You could argue that to make truly great music a musician has to go through pain. Without experiencing the pain songs can ring false, sound like a love poem written by someone who has never been in love. Pain, it would seem, gives them a depth of experience, and a new perspective, which allows them to make songs that are relatable, poignant, and authentic. If pain is truly a prerequisite for great songwriting, Ezra Carey should be the Shakespeare of song. The journey to his first album, Though the Fire Keeps Us Warm, sounds like the second half of an episode of Behind the Music.
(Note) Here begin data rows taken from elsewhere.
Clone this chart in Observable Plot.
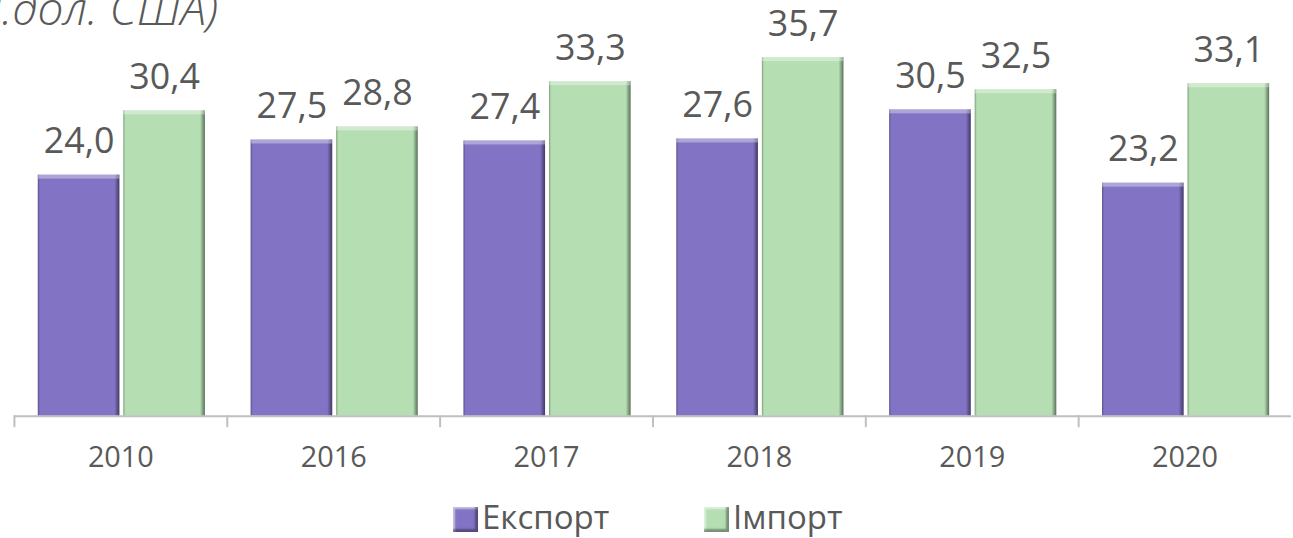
<!DOCTYPE html>
<html><head><meta charset="utf-8">
<script src="https://cdn.jsdelivr.net/npm/d3@7"></script>
<script src="https://cdn.jsdelivr.net/npm/@observablehq/plot@0.6"></script>
<style>
html,body{margin:0;padding:0;background:#fff;overflow:hidden;width:1293px;height:538px}
#wrap{position:relative;width:1293px;height:538px;overflow:hidden;font-family:"Open Sans",sans-serif;color:#595959}
#chart{position:absolute;left:0;top:0}
#title{position:absolute;right:1075px;top:-16px;font-size:46px;line-height:46px;font-style:italic;font-weight:300;white-space:nowrap}
.item{position:absolute;top:500px;display:flex;align-items:flex-start;font-size:33px;line-height:33px;white-space:nowrap}
.sw{width:25px;height:25px;margin-top:7px;margin-right:4px;box-sizing:border-box;box-shadow:inset -3px -3px 2px rgba(0,0,0,0.35),inset 2px 2px 2px rgba(255,255,255,0.55)}
</style>
</head><body>
<div id="wrap">
  <div id="chart"></div>
  <div id="title">(млн.дол. США)</div>
  <div id="legend"></div>
</div>
<script>
const years = ["2010", "2016", "2017", "2018", "2019", "2020"];
const series = ["Експорт", "Імпорт"];
const exportVals = [24.0, 27.5, 27.4, 27.6, 30.5, 23.2];
const importVals = [30.4, 28.8, 33.3, 35.7, 32.5, 33.1];
const colors = ["#8273C4", "#B5DFB3"];

const data = years.flatMap((yr, i) => [
  {year: yr, series: series[0], value: exportVals[i]},
  {year: yr, series: series[1], value: importVals[i]}
]);
const fmt = v => v.toFixed(1).replace(".", ",");

const chart = Plot.plot({
  width: 1300,
  height: 490,
  marginLeft: 13,
  marginRight: 0.5,
  marginTop: 14,
  marginBottom: 72,
  style: {fontFamily: "Open Sans", color: "#595959", background: "white", overflow: "visible"},
  fx: {domain: years, padding: 0, label: null, axis: null},
  x: {domain: series, paddingInner: 0.046, paddingOuter: 0.263, align: 0.53, axis: null},
  y: {domain: [0, 40], axis: null},
  color: {domain: series, range: colors},
  marks: [
    Plot.barY(data, {fx: "year", x: "series", y: "value", fill: "series"}),
    Plot.barY(data, {fx: "year", x: "series", y: "value", fill: "url(#bevelH)"}),
    Plot.barY(data, {fx: "year", x: "series", y1: "value", y2: "value", insetBottom: -4, fill: "white", fillOpacity: 0.35}),
    Plot.ruleY([0], {stroke: "#BFBFBF", strokeWidth: 2}),
    Plot.frame({anchor: "left", stroke: "#BFBFBF", strokeWidth: 2, insetTop: 404, insetBottom: -10}),
    Plot.text(data, {fx: "year", x: "series", y: "value", text: d => fmt(d.value), dy: -22, lineAnchor: "bottom", fontSize: 36, fill: "#595959"}),
    Plot.axisFx({anchor: "bottom", tickSize: 0, tickPadding: 30, fontSize: 29, label: null, fill: "#595959"})
  ]
});

const svg = d3.select(chart);
const defs = svg.insert("defs", ":first-child");
const g = defs.append("linearGradient").attr("id", "bevelH")
  .attr("x1", 0).attr("x2", 1).attr("y1", 0).attr("y2", 0);
[[0, 0.3], [0.025, 0], [0.94, 0], [1, 0.5]].forEach(([o, a]) =>
  g.append("stop").attr("offset", o).attr("stop-color", "#000").attr("stop-opacity", a));

document.getElementById("chart").appendChild(chart);

const legend = document.getElementById("legend");
const lefts = [453, 704];
series.forEach((s, i) => {
  const item = document.createElement("div");
  item.className = "item";
  item.style.left = lefts[i] + "px";
  const sw = document.createElement("span");
  sw.className = "sw";
  sw.style.background = colors[i];
  const t = document.createElement("span");
  t.textContent = s;
  item.appendChild(sw);
  item.appendChild(t);
  legend.appendChild(item);
});
</script>
</body></html>
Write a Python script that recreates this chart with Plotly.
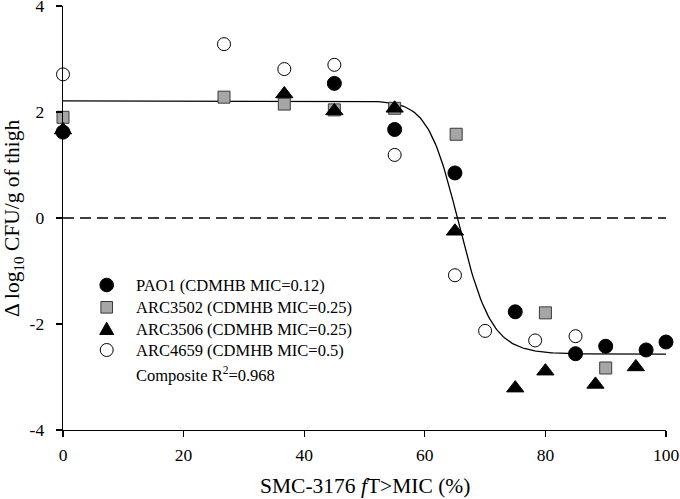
import numpy as np
import plotly.graph_objects as go

# ---- data ----
pao1_x = [0, 45, 55, 65, 75, 85, 90, 96.7, 100]
pao1_y = [1.62, 2.54, 1.67, 0.85, -1.77, -2.56, -2.42, -2.49, -2.34]

arc3502_x = [0, 26.7, 36.7, 45, 55, 65.2, 80, 90]
arc3502_y = [1.90, 2.28, 2.15, 2.04, 2.07, 1.58, -1.79, -2.83]

arc3506_x = [0, 36.7, 45, 55, 65, 75, 80, 88.3, 95]
arc3506_y = [1.66, 2.34, 2.02, 2.07, -0.25, -3.21, -2.89, -3.14, -2.81]

arc4659_x = [0, 26.7, 36.7, 45, 55, 65, 70, 78.3, 85]
arc4659_y = [2.71, 3.28, 2.81, 2.89, 1.19, -1.08, -2.13, -2.31, -2.23]

# composite sigmoid Emax (Hill) fit parameters
FIT_E0 = 2.21
FIT_EMAX = 4.78
FIT_EC50 = 65.8
FIT_HILL = 25.0

x_ticks = [0, 20, 40, 60, 80, 100]
x_ticktext = ["0", "20", "40", "60", "80", "100"]
y_ticks = [-4, -2, 0, 2, 4]
y_ticktext = ["-4", "-2", "0", "2", "4"]

series_names = [
    "PAO1 (CDMHB MIC=0.12)",
    "ARC3502 (CDMHB MIC=0.25)",
    "ARC3506 (CDMHB MIC=0.25)",
    "ARC4659 (CDMHB MIC=0.5)",
]
composite_label = "Composite R<sup>2</sup>=0.968"
x_title = "SMC-3176 <i>f</i>T>MIC (%)"
y_title = "Δ log<sub>10</sub> CFU/g of thigh"

FONT = "Liberation Serif, Times New Roman, serif"

# layout geometry (pixels)
W, H = 680, 499
ML, MR, MT, MB = 63, 14, 6, 69
PW, PH = W - ML - MR, H - MT - MB


def px_x(p):
    return (p - ML) / PW


def px_y(p):
    return (H - MB - p) / PH


fit_x = np.linspace(0, 100, 401)
fit_y = FIT_E0 - FIT_EMAX * fit_x**FIT_HILL / (FIT_EC50**FIT_HILL + fit_x**FIT_HILL)

fig = go.Figure()

fig.add_trace(go.Scatter(x=[0, 100], y=[0, 0], mode="lines",
                         line=dict(color="black", width=1.3, dash="11px,6px"),
                         showlegend=False, hoverinfo="skip", cliponaxis=False))
fig.add_trace(go.Scatter(x=fit_x, y=fit_y, mode="lines",
                         line=dict(color="black", width=1.3),
                         showlegend=False, hoverinfo="skip", cliponaxis=False))

styles = [
    dict(symbol="circle", size=14, color="black", line=dict(color="black", width=1)),
    dict(symbol="square", size=12, color="#a6a6a6", line=dict(color="#3a3a3a", width=1)),
    dict(symbol="triangle-up", size=15, color="black", line=dict(color="black", width=1)),
    dict(symbol="circle", size=13, color="white", line=dict(color="black", width=1)),
]
series = [(pao1_x, pao1_y), (arc3502_x, arc3502_y), (arc3506_x, arc3506_y), (arc4659_x, arc4659_y)]
for (sx, sy), name, st in zip(series, series_names, styles):
    fig.add_trace(go.Scatter(x=sx, y=sy, mode="markers", name=name, marker=st,
                             showlegend=False, cliponaxis=False))

# ---- hand-built legend (reference spacing) ----
sym_x = px_x(106.7)
txt_x = px_x(133.5)
row_y = [px_y(285), px_y(307.3), px_y(329), px_y(350)]
comp_y = px_y(374)

shapes = []
common = dict(xref="paper", yref="paper", xsizemode="pixel", ysizemode="pixel")
shapes.append(dict(type="circle", xanchor=sym_x, yanchor=row_y[0], x0=-6.8, x1=6.8, y0=-6.8, y1=6.8,
                   fillcolor="black", line=dict(color="black", width=1), **common))
shapes.append(dict(type="rect", xanchor=sym_x, yanchor=row_y[1], x0=-5.8, x1=5.8, y0=-5.8, y1=5.8,
                   fillcolor="#a6a6a6", line=dict(color="#3a3a3a", width=1), **common))
shapes.append(dict(type="path", xanchor=sym_x, yanchor=row_y[2], path="M-7,-5.5 L7,-5.5 L0,6.8 Z",
                   fillcolor="black", line=dict(color="black", width=1), **common))
shapes.append(dict(type="circle", xanchor=sym_x, yanchor=row_y[3], x0=-6.5, x1=6.5, y0=-6.5, y1=6.5,
                   fillcolor="white", line=dict(color="black", width=1), **common))

annotations = []
for name, yy in zip(series_names, row_y):
    annotations.append(dict(text=name, xref="paper", yref="paper", x=txt_x, y=yy,
                            xanchor="left", yanchor="middle", showarrow=False,
                            font=dict(family=FONT, size=16.5, color="black")))
annotations.append(dict(text=composite_label, xref="paper", yref="paper", x=txt_x, y=comp_y,
                        xanchor="left", yanchor="middle", showarrow=False,
                        font=dict(family=FONT, size=16.5, color="black")))
annotations.append(dict(text=x_title, xref="paper", yref="paper", x=0.5, y=px_y(486),
                        xanchor="center", yanchor="middle", showarrow=False,
                        font=dict(family=FONT, size=21.5, color="black")))
annotations.append(dict(text=y_title, xref="paper", yref="paper", x=px_x(13), y=0.5,
                        xanchor="center", yanchor="middle", showarrow=False, textangle=-90,
                        font=dict(family=FONT, size=21.5, color="black")))

fig.update_layout(
    width=W, height=H,
    margin=dict(l=ML, r=MR, t=MT, b=MB, autoexpand=False),
    paper_bgcolor="white", plot_bgcolor="white",
    font=dict(family=FONT, size=17.5, color="black"),
    showlegend=False,
    hovermode=False,
    shapes=shapes,
    annotations=annotations,
    xaxis=dict(range=[0, 100], tickvals=x_ticks, ticktext=x_ticktext, automargin=False,
               showline=True, linecolor="black", linewidth=1.3,
               ticks="outside", ticklen=6, tickwidth=1.3, tickcolor="black",
               showgrid=False, zeroline=False, mirror=False, ticklabelstandoff=3,
               ticklabeloverflow="allow",
               tickfont=dict(family=FONT, size=17.5)),
    yaxis=dict(range=[-4, 4], tickvals=y_ticks, ticktext=y_ticktext, automargin=False,
               showline=True, linecolor="black", linewidth=1.3,
               ticks="outside", ticklen=6, tickwidth=1.3, tickcolor="black",
               showgrid=False, zeroline=False, mirror=False, ticklabelstandoff=8,
               ticklabeloverflow="allow",
               tickfont=dict(family=FONT, size=17.5)),
)

fig.write_html("out.html", config={"displayModeBar": False, "staticPlot": True},
               post_script="document.body.style.margin='0';")
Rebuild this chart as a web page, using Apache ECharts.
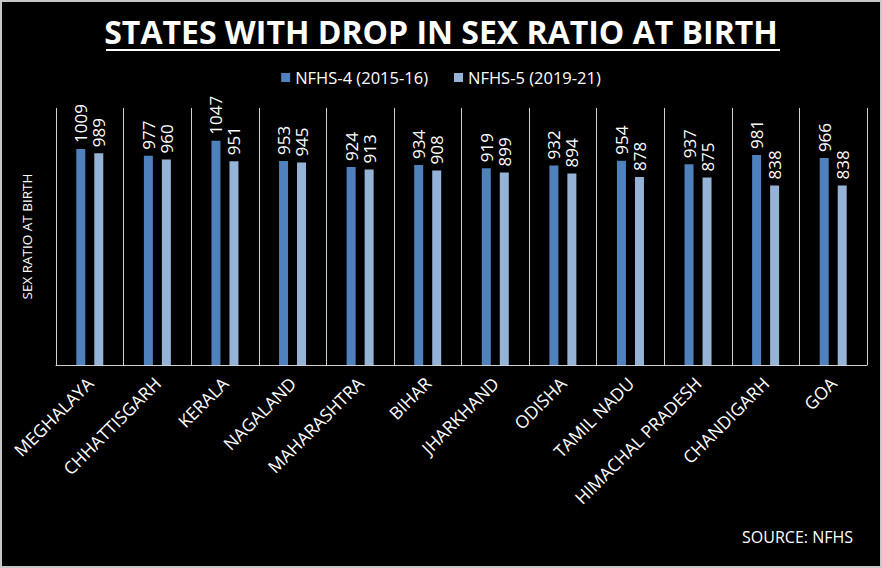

Fortunately for Carey his troubles seem to be behind him, and with the album’s pending release his future seems to be bright.
Ezra Carey’s pain started after he graduated from college. He played coffee shops and bars around Portland, OR to make ends meet. His father was hospitalized for over three years, ultimately dying on Thanksgiving. Like many before him, to cope with the pain Carey turned to pills and booze. Eventually even those wouldn’t keep the pain at bay, so he took an extra large dose in an attempt to escape it forever. His girlfriend heard his heart stop beating and managed to revive him, but couldn’t deal with the aftermath. When she left he was forced to deal with his problems, alone, and he decided to fix them. Rather than escape the pain, he would exorcise it by writing songs about it, letting it go through music. Thus was born Though the Fire Keeps Us Warm.
With this story as the backdrop, you’d expect the album to be full of self pity, but it’s not. The songs acknowledge his problems, but manage to exude persistence and hope for the future. They ring with a depth of emotion that’s impossible to fake. You can hear in his lyrics and vocals that he has lived every bit of it, but is determined to go on.